> DESCRIPTION OF THE TASK:
What is wanted is an exact restatement of the lines from the one with "Rebuild this diagram" through the one with "(0,23) -- (107,0);", both included, and of no other lines.
** start RECORD EXTRACTS **
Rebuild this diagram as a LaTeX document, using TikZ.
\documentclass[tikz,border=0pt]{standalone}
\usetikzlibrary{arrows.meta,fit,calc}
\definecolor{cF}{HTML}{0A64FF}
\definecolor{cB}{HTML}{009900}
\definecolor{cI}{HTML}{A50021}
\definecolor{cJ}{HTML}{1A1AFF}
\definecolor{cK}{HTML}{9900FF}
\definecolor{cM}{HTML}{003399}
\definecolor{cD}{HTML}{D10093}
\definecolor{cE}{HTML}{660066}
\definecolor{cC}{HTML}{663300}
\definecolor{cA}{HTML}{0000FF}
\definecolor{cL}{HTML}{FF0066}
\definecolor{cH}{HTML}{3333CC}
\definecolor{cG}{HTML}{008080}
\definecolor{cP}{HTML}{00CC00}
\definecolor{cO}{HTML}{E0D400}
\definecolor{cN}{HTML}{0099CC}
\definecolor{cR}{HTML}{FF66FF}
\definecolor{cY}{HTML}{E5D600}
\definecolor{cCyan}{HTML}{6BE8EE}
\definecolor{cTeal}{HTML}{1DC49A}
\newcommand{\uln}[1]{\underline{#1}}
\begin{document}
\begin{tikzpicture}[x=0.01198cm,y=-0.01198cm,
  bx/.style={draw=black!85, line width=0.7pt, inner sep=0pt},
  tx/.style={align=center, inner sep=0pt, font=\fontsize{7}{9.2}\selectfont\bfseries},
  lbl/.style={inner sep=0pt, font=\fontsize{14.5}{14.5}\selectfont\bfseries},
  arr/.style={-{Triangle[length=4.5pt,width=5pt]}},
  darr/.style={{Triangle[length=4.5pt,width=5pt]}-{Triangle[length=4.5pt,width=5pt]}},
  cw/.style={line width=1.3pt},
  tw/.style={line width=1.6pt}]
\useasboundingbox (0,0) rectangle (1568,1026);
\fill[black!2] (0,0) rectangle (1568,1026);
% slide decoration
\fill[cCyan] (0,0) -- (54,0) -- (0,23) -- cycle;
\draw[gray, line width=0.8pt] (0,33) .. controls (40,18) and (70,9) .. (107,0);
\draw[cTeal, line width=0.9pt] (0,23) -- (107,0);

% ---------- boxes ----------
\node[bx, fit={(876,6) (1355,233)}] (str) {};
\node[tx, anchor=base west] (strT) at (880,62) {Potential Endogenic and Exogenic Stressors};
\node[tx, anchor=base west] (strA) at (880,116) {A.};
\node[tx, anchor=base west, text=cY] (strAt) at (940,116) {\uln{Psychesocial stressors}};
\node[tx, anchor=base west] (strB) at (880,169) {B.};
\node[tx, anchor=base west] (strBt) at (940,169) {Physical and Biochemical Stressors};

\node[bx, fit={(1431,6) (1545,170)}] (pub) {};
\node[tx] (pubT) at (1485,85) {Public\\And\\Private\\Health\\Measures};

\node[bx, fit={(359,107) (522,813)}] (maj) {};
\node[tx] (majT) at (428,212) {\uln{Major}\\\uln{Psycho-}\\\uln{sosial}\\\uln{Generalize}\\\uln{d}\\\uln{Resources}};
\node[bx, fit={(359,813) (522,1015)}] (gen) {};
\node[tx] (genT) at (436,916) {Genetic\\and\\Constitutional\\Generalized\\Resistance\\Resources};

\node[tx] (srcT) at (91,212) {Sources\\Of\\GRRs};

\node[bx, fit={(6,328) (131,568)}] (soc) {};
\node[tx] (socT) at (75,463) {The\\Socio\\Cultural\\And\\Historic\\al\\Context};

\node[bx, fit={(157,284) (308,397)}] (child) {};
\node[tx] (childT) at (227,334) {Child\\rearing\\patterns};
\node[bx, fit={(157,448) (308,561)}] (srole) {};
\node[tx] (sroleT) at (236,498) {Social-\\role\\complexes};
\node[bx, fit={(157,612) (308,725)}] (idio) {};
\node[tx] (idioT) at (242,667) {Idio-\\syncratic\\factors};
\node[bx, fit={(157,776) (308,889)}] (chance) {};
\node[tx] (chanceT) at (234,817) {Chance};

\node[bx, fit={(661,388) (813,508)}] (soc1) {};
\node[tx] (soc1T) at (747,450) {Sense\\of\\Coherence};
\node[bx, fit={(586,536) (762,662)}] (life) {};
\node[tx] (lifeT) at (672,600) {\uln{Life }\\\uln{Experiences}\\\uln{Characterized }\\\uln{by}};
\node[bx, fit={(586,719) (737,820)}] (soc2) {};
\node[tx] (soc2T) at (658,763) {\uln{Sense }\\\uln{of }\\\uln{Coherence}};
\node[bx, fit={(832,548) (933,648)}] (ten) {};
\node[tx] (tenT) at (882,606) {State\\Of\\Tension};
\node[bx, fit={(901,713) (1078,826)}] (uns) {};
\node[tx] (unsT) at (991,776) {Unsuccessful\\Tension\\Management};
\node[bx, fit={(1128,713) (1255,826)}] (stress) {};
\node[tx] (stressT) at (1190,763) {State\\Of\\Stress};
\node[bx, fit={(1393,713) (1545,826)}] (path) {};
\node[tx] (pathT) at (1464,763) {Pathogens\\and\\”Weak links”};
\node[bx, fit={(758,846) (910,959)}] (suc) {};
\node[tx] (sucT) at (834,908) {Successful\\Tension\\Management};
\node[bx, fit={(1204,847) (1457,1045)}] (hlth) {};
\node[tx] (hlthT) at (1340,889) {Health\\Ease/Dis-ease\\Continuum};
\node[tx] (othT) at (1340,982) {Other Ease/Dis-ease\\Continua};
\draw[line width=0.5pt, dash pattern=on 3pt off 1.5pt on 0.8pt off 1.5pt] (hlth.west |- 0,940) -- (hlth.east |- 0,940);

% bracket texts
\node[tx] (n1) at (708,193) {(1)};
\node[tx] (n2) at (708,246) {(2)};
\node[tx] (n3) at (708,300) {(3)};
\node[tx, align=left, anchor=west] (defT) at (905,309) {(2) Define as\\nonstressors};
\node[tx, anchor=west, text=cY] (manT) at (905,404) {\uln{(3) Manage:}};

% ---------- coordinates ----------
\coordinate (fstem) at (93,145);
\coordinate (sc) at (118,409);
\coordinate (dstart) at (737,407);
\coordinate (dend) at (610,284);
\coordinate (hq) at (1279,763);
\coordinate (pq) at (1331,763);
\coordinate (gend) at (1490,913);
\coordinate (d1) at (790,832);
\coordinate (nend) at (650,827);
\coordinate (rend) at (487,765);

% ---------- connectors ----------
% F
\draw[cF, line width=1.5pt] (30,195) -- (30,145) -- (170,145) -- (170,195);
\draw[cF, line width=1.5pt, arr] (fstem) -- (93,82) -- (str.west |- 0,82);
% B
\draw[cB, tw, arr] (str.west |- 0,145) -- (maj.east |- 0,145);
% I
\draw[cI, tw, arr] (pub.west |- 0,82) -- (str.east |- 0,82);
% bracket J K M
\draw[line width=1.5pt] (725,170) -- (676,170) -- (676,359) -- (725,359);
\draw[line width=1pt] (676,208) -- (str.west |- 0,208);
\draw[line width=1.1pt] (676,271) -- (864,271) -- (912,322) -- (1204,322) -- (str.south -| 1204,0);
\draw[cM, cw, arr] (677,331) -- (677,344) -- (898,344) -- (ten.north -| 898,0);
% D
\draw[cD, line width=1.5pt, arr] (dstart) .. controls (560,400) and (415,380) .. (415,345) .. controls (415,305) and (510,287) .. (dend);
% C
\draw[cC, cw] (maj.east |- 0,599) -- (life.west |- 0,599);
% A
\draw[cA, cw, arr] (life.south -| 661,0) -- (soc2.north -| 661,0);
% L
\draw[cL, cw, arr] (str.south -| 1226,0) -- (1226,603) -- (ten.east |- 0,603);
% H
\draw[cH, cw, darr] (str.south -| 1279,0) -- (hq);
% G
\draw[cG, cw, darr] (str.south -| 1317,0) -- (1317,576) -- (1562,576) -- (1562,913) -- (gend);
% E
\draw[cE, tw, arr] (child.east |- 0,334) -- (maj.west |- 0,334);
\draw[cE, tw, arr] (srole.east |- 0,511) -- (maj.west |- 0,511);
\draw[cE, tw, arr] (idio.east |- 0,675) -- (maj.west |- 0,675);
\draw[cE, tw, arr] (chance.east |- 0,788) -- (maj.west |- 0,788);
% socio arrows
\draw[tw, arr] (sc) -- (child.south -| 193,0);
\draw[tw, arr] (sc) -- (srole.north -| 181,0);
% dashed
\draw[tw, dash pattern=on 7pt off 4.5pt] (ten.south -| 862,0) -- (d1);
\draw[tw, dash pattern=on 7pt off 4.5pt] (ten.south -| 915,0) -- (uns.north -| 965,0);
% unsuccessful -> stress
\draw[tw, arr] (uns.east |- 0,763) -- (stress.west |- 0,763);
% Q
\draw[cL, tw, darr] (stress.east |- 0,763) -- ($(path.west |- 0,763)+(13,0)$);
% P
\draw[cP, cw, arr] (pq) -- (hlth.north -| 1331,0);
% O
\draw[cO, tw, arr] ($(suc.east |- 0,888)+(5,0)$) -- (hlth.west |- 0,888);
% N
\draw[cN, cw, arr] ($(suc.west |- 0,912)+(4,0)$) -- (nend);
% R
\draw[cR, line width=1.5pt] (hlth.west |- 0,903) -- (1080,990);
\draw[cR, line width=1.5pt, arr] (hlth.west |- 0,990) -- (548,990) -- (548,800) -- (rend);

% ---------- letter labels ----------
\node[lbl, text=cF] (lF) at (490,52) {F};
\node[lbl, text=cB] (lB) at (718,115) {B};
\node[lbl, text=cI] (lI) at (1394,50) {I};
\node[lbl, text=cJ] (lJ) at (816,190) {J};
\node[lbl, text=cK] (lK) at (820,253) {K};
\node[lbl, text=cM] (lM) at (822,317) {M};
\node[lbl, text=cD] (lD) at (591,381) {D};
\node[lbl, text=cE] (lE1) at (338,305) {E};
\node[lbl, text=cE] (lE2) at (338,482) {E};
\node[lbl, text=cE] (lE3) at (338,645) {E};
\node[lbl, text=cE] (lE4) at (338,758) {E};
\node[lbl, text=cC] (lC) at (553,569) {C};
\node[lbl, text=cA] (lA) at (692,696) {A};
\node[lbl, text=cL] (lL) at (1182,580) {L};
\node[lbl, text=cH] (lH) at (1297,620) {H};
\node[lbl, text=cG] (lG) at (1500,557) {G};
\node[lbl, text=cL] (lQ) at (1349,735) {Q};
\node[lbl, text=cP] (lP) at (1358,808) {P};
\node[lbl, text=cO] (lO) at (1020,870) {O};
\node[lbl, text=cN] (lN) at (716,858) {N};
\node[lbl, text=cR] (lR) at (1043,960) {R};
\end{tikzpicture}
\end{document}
** end RECORD EXTRACTS **
** start RECORD EXTRACTS **
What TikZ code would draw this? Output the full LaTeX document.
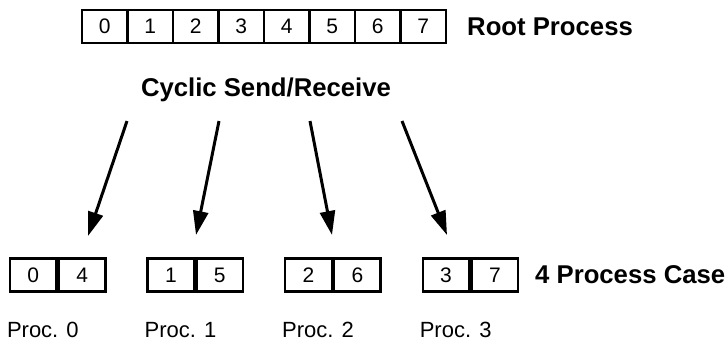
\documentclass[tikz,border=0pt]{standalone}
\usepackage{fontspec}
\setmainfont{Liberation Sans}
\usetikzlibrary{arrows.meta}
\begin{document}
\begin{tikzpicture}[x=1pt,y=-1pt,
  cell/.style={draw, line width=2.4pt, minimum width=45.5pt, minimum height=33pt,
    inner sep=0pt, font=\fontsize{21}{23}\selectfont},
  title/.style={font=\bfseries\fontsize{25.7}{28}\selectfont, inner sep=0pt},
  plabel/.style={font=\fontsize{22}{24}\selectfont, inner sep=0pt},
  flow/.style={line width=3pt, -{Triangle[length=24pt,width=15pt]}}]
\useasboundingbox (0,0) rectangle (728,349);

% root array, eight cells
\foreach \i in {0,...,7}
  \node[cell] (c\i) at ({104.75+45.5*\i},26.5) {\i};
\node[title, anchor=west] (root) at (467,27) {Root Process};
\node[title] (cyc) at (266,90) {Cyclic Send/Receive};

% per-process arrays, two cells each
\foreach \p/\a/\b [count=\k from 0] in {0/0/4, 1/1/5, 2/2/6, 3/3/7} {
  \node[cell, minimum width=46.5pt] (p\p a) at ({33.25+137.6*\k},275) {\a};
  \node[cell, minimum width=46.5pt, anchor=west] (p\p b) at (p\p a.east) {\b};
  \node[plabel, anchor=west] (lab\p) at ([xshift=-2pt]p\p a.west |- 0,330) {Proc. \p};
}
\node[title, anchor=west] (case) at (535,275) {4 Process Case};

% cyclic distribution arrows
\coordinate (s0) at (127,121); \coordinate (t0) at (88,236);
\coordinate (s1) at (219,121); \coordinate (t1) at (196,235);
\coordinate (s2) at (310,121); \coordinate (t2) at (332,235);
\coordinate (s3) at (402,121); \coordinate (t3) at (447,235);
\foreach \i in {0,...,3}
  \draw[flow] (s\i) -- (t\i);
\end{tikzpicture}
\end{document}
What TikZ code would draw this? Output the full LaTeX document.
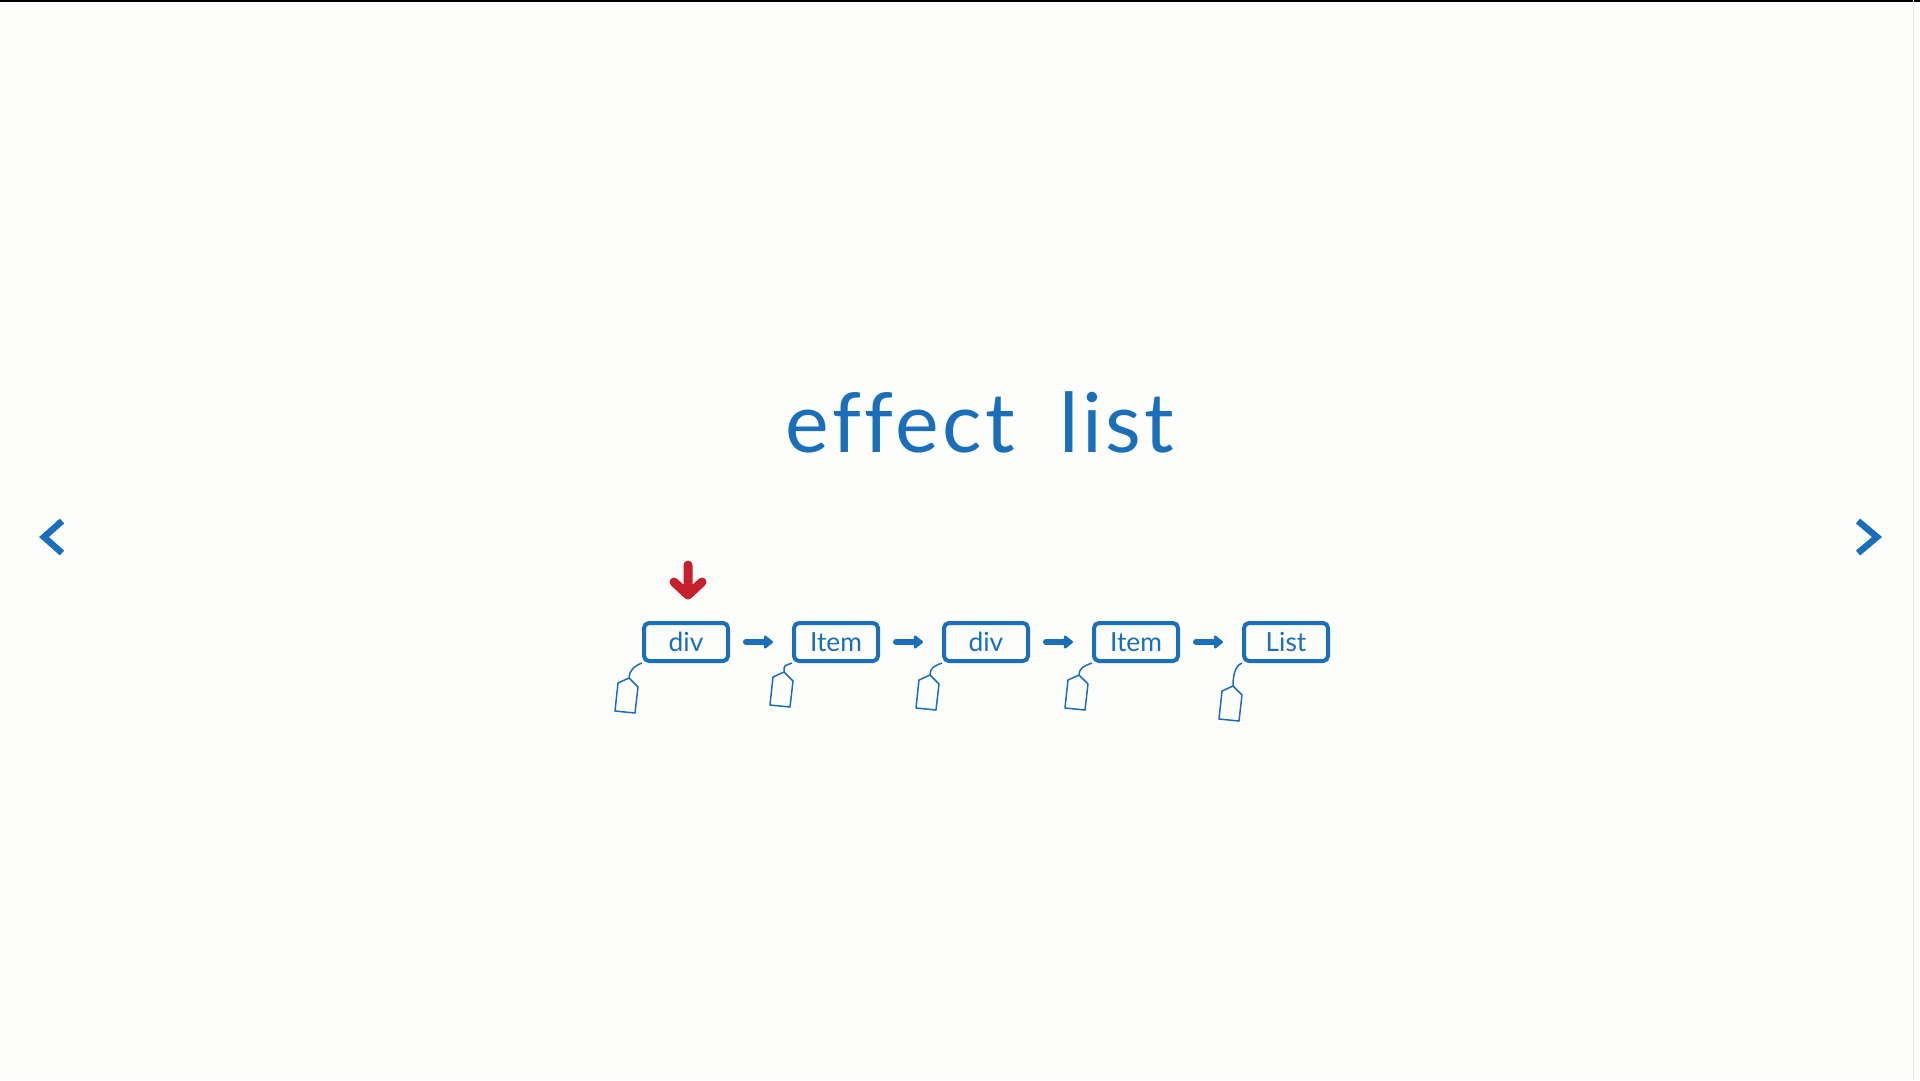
** end RECORD EXTRACTS **
> SOLUTION FOR THIS TASK:
Rebuild this diagram as a LaTeX document, using TikZ.
\documentclass[tikz,border=0pt]{standalone}
\usetikzlibrary{arrows.meta,fit,calc}
\definecolor{cF}{HTML}{0A64FF}
\definecolor{cB}{HTML}{009900}
\definecolor{cI}{HTML}{A50021}
\definecolor{cJ}{HTML}{1A1AFF}
\definecolor{cK}{HTML}{9900FF}
\definecolor{cM}{HTML}{003399}
\definecolor{cD}{HTML}{D10093}
\definecolor{cE}{HTML}{660066}
\definecolor{cC}{HTML}{663300}
\definecolor{cA}{HTML}{0000FF}
\definecolor{cL}{HTML}{FF0066}
\definecolor{cH}{HTML}{3333CC}
\definecolor{cG}{HTML}{008080}
\definecolor{cP}{HTML}{00CC00}
\definecolor{cO}{HTML}{E0D400}
\definecolor{cN}{HTML}{0099CC}
\definecolor{cR}{HTML}{FF66FF}
\definecolor{cY}{HTML}{E5D600}
\definecolor{cCyan}{HTML}{6BE8EE}
\definecolor{cTeal}{HTML}{1DC49A}
\newcommand{\uln}[1]{\underline{#1}}
\begin{document}
\begin{tikzpicture}[x=0.01198cm,y=-0.01198cm,
  bx/.style={draw=black!85, line width=0.7pt, inner sep=0pt},
  tx/.style={align=center, inner sep=0pt, font=\fontsize{7}{9.2}\selectfont\bfseries},
  lbl/.style={inner sep=0pt, font=\fontsize{14.5}{14.5}\selectfont\bfseries},
  arr/.style={-{Triangle[length=4.5pt,width=5pt]}},
  darr/.style={{Triangle[length=4.5pt,width=5pt]}-{Triangle[length=4.5pt,width=5pt]}},
  cw/.style={line width=1.3pt},
  tw/.style={line width=1.6pt}]
\useasboundingbox (0,0) rectangle (1568,1026);
\fill[black!2] (0,0) rectangle (1568,1026);
% slide decoration
\fill[cCyan] (0,0) -- (54,0) -- (0,23) -- cycle;
\draw[gray, line width=0.8pt] (0,33) .. controls (40,18) and (70,9) .. (107,0);
\draw[cTeal, line width=0.9pt] (0,23) -- (107,0);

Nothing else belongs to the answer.